Tifa Asrianti, Jakarta – The government will implement what it calls a "gender-responsive budget" in 27 ministries and institutions and 10 pilot provinces next year, according to the nation's development agency.
The policy is part of the 2010-2014 Midterm National Development Plan to create gender-responsive governance, as mandated by a 2000 Presidential Instruction on gender mainstreaming in national development. This includes translating the government's commitment to upholding gender quality into budgetary policies in which female and male citizens are equally involved in development.
The ministries and institutions to be involved in the 2012 gender-responsive budget are, among others, the Cooperatives and Small and Medium Enterprises Ministry, the Defense Ministry, the Forestry Ministry as well as the Supreme Court and the National Land Agency. The provinces are East Java, Central Java, Yogyakarta, Banten, West Java, North Sumatra, Bangka-Belitung, Riau Islands, West Kalimantan and Lampung.

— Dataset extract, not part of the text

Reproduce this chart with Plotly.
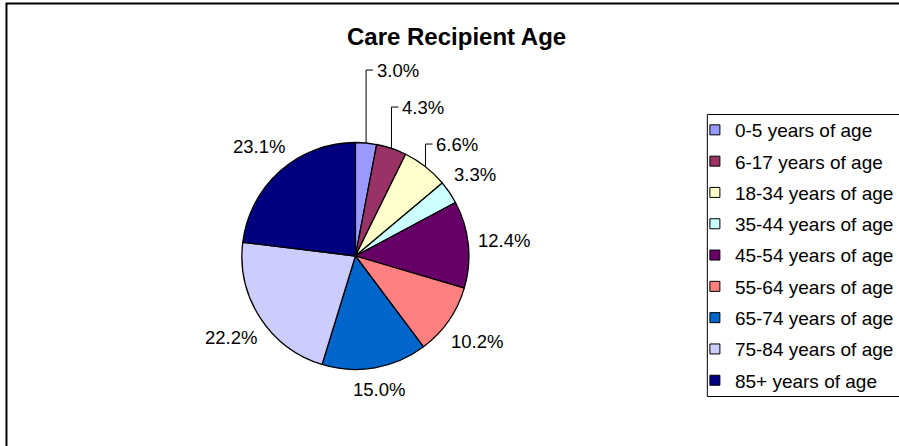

"The Home Ministry is expected to play an active role as a driver, especially for the legal basis and instrument drafting of the gender-responsive budget in the regions," Sanjoyo, director of demography, women's empowerment and child protection at the National Planning Development Board (Bappenas), said.
He said that the board, along with the Finance Ministry, the Home Ministry and the Women's Empowerment and Child Protection Ministry, was to draft a national strategy for the gender-responsive budget for the central government and local administrations.
Currently, Bappenas is evaluating the gender-responsive budget pilot project applied in seven ministries and institutions this year. The seven ministries and institutions have adopted two versions of the gender-oriented budgeting program: service delivery and capacity development and advocation.
The service delivery ministries are the Education and Culture Ministry, the Public Works Ministry, the Health Ministry and the Agriculture Ministry. The capacity development and advocating ministries and institutions are the finance, women's empowerment and child protection and the national development planning ministries.
Sanjoyo said that his office had given recommendations to the ministries and provinces to prioritize budgeting for activities that could benefit women.
"For example, when there is a region that has low participation of girls in education, we recommend that they be granted scholarships. We also monitor the budgeting process, to make sure that it really is responsive to the problems in the society."
Syamsiah Ahmad, head of Indonesian Center for Women in Politics, said that before applying gender-responsive budgeting, the government should understand what kind of problems they wanted to address.
"We should cooperate with statistic agencies to see where the gaps are, such as in education participation or maternal mortality rate, conduct analysis of why it happens and allocate the budget to respond to the problem," she said.
Data from the National Statistics Agency showed that Indonesia's Gender Empowerment Index score in 2004 was 0.597 and 0.635 in 2009. National Labor Force Survey (Sakernas) recorded that the rate of open unemployment of women decreased to 8.23 percent in 2010 from 13.7 percent in 2006.
The number of women holding public positions has increased. In judicatory institutions, there are 1,869 female judges, or 23.4 percent of the 7,974 judges nationwide, and 6 female justices, accounting for 15.4 percent of the 39 justices.
In the House of Representative 11.6 percent of legislators sitting in 2004 were female, and 17.9 percent in 2009, while in the Regional Representative Council, 19.8 percent of counselors were female in 2004 and 27.3 percent in 2009.